Le Orphan Film Symposium se tient habituellement tous les deux ans aux États-Unis. Cette année, une manifestation plus resserrée était organisée à Paris avec la Cinémathèque française. C’est la seconde fois que l’Université de New-York (NYU) s’associe avec une institution européenne pour préparer cet événement.
Autour du thème « Tests, essais et expérimentations », les rencontres se sont déroulées en même temps que Toute la mémoire du monde, festival international du film restauré organisé par la Cinémathèque française. Les communications du colloque, entre le jeudi 1er mars et le samedi 4 mars, étaient toutes concentrées en matinée, permettant ainsi aux participants de profiter des projections du festival et des débats qui se tenaient simultanément sur des sujets variés.

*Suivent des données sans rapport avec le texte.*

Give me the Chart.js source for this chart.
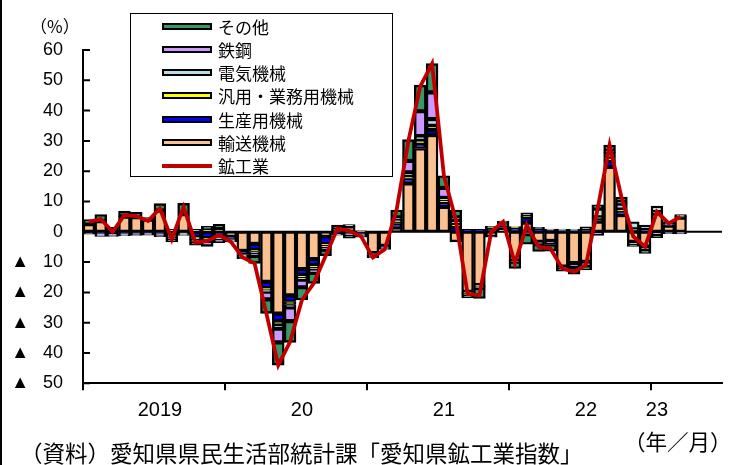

C’est la deuxième fois que je participais au Orphan Film Symposium, après une première expérience à Amsterdam. Là-bas, les interventions se succédaient tout au long de la journée et ce fut probablement le colloque le plus intense auquel j’ai jamais assisté. Cependant, la beauté du Orphan Film Symposium, c’est bien de proposer un programme de projections très dense, la majorité du temps étant dédié à la présentation de films rares ou qui échappent aux définitions et aux catégories habituelles.

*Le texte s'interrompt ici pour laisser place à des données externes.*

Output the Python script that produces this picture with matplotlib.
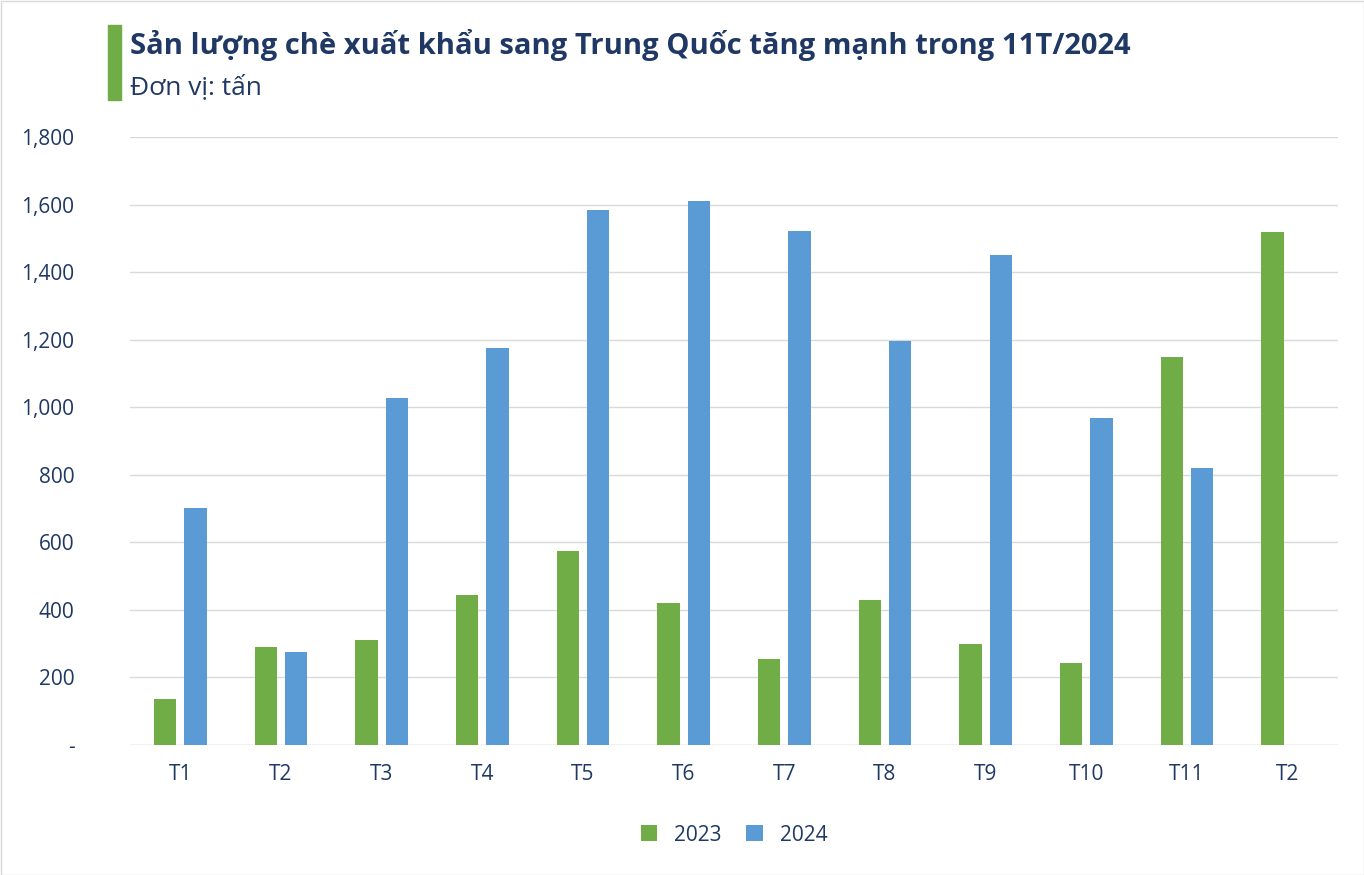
import matplotlib
matplotlib.use("Agg")
import matplotlib.pyplot as plt
import numpy as np
from matplotlib.patches import Rectangle

categories = ["T1","T2","T3","T4","T5","T6","T7","T8","T9","T10","T11","T2"]
v2023 = [135, 290, 310, 445, 575, 420, 255, 428, 298, 242, 1148, 1520]
v2024 = [703, 275, 1027, 1175, 1585, 1610, 1523, 1195, 1450, 968, 820, np.nan]
yticks = [0, 200, 400, 600, 800, 1000, 1200, 1400, 1600, 1800]
ylabels = ["-", "200", "400", "600", "800", "1,000", "1,200", "1,400", "1,600", "1,800"]

plt.rcParams['font.family'] = ['Open Sans', 'DejaVu Sans']
W, H = 1364, 875
fig = plt.figure(figsize=(W/100, H/100), dpi=100)
ax = fig.add_axes([130/W, 1-745/H, (1338-130)/W, (745-137)/H])
green, blue = "#70AD47", "#5B9BD5"
x = np.arange(len(categories))
w = 0.22
ax.bar(x-0.15, v2023, w, color=green, label="2023", zorder=3)
ax.bar(x+0.15, v2024, w, color=blue, label="2024", zorder=3)
ax.set_xlim(-0.5, len(categories)-0.5)
ax.set_ylim(0, 1800)
ax.set_yticks(yticks)
ax.set_yticklabels(ylabels, fontsize=15, color="#1F3864")
ax.set_xticks(x)
ax.set_xticklabels(categories, fontsize=15, color="#1F3864")
ax.tick_params(length=0, pad=14)
ax.tick_params(axis='y', pad=40)
for lab in ax.get_yticklabels():
    lab.set_horizontalalignment('right')
    lab.set_x(-0.0)
ax.grid(axis='y', color="#D9D9D9", lw=1, zorder=0)
for s in ax.spines.values():
    s.set_visible(False)
ax.axhline(0, color="#D9D9D9", lw=1)
leg = ax.legend(loc="upper center", bbox_to_anchor=(0.5, -0.1), ncol=2, frameon=False,
                fontsize=15, handlelength=0.8, handleheight=0.8, columnspacing=1.2)
for t in leg.get_texts():
    t.set_color("#1F3864")

fig.patches.append(Rectangle((108/W, 1-100/H), 13/W, 75/H, transform=fig.transFigure, color=green))
fig.patches.append(Rectangle((0.5/W, 0.5/H), 1-1/W, 1-1/H, transform=fig.transFigure,
                             fill=False, edgecolor="#D9D9D9", lw=1))
fig.text(130/W, 1-45/H, "Sản lượng chè xuất khẩu sang Trung Quốc tăng mạnh trong 11T/2024",
         fontsize=21, fontweight='bold', color="#1F3864", va='center')
fig.text(130/W, 1-87/H, "Đơn vị: tấn", fontsize=19, color="#1F3864", va='center')
fig.savefig("out.png", dpi=100)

Le programme était ainsi constitué d’un mélange d’actualités cinématographiques, de plans et de séquences non retenues au montage (outtakes), de films expérimentaux et de films amateurs. Si toutes les interventions ne répondaient pas exactement à la définition du « film orphelin », telle qu’elle a été établie par les organisateurs, ou même au thème de 2017, elles étaient en si grand nombre et donnaient tant à voir que cela n’avait que peu d’importance.
Je vais m’intéresser ici plutôt à celles consacrées au cinéma amateur, étant donné l’intérêt des membres de l’association Inedits pour cette question. Les films amateurs présentés cette année n’auraient pu être plus différents…
Kay Gladstone, conservateur au Imperial War Museum (IWM), a d’abord proposé une intervention émouvante sous le titre « Clandestinity : Amateur Films of Secret Subjects in France and Belgium during the Second World War », à travers laquelle il expliquait comment les films de deux familles, l’une française, l’autre belge, ont rejoint ses collections, mais aussi ce qui était arrivé à ces personnes pendant et après la guerre. Les films de la famille française étaient particulièrement frappants, parce qu’après des images familiales classiques, joyeuses, avec des personnes qui sourient et posent pour la caméra, ils montraient des séquences tournées par le père dans le camp d’internement de Beaune-la-Rolande, à 100 km de Paris. En fait, la famille y avait été envoyée avant d’être transférée vers les camps d’extermination. Ainsi, ces bobines qui ont traversé la guerre, permettent d’entrevoir furtivement une partie de l’histoire française. Les plans en plongée et les prises de vue à travers des portes et des fenêtres montrent clairement la dimension secrète de ces images. La collection a été donnée à l’Imperial War Museum à Londres qui se charge aujourd’hui de sa conservation.
Rachel Stoeltje de l’Université de l’Indiana, a ensuite présenté des films personnels de John Ford tournés pendant l’un de ses nombreux voyages au Mexique, en compagnie de Henry Fonda, souvent montré en train de dormir, et de John Wayne. Ces voyages pleins de testostérone, passés à boire, fumer et pêcher, sont très joliment filmés en couleurs et aujourd’hui conservés par la bibliothèque de l’université. Si ces images semblent familières à certains, elles ont cependant une valeur marchande très importante et la famille a préféré restreindre leur accès.
Ces deux exemples montrent tout le potentiel des films amateurs, et la grande variété de publics et de chercheurs qu’ils peuvent intéresser. Voir des films amateurs au Orphan Film Symposium, où ils côtoient des films expérimentaux, des « films maudits » ou encore d’autres images difficiles à catégoriser, conduit également à renouveler la réflexion sur la manière dont ces films peuvent être définis ou contextualisés.
Le programme complet est disponible ici. Le prochain Orphan Film Symposium, sur le thème de l’amour, aura lieu à New York en partenariat avec le Museum of Moving Image en 2019.